Second, liberals are opposed to genocide, threats of genocide and anti-Semitism. Iran has made genocidal threats against Israel and is led by theocrats who subscribe to Jew-hatred. Iran is an officially anti-Semitic regime, the first since the Nazis to make hatred of the Jews a defining element of its identity. President Obama must know this is the case but has refused to make it a defining element of his policy. He has not placed Iran’s anti-Semitism front and center before the world’s attention. A genuinely liberal policy would do so. Yet only a minority of liberals have criticized Obama for his reluctance to make this issue a centerpiece of his policy towards Iran.
Third, it is important to remind Israel’s critics in Western Europe and the United States of the enormous contribution Israel has made to their own well-being and security and to the alliance of Western democracies as a whole. Many will find this a ridiculous assertion as they have become accustomed to viewing Israel as a danger to world peace. They need to be reminded that the defeat of Soviet policy in the Middle East during the Cold War was crucial to the defense of the Western Alliance and to the economic and political security of Western Europe. In the era of radical Islamist terror, it is Israel that raised the alarm first. Those now in a state of rage against Netanyahu—and the electorate that chose him?—should be asked how the world would look if the United States places more “daylight” between itself and its long-standing ally, still the only well-functioning, liberal democracy in the Middle East. If the United States were to weaken its support for one of its oldest allies, what credibility would it have with those many other small countries that look to the Washington for protection in a dangerous world? If it were to do so, it would cause severe damage to the national security interests of the United States.
Fourth, as I will discuss in the next blog, the time is long overdue for liberals and Democrats to ask, most of them for the first time, just what is so terrible about Jews living on the West Bank of the Jordan River and why their living there poses any problem at all for the establishment of a Palestinian state. Do liberals want to be in the position of advocating a Palestinian state that is free of Jews?

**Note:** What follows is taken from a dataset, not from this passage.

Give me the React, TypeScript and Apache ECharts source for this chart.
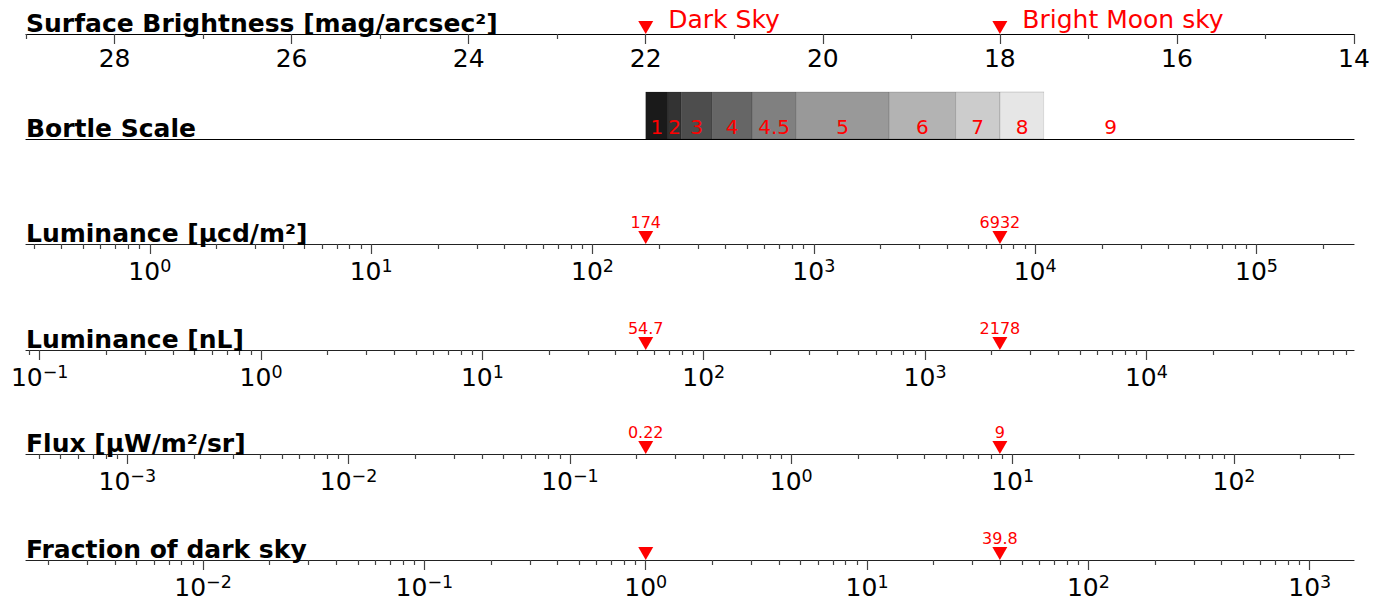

There are different strands of liberalism. Barack Obama’s is one whose banner is “hope and change.” It is a noble and important motto that resonates deep in American history. Yet the achilles heel of that sunny American liberalism is its inability to acknowledge the darker angels of our souls, and the fragility of sweet reason in the face of ideological fanaticism. It is the Prime Minister, more than the President who has a firmer grip on the realities that are threatening Israel’s security and survival.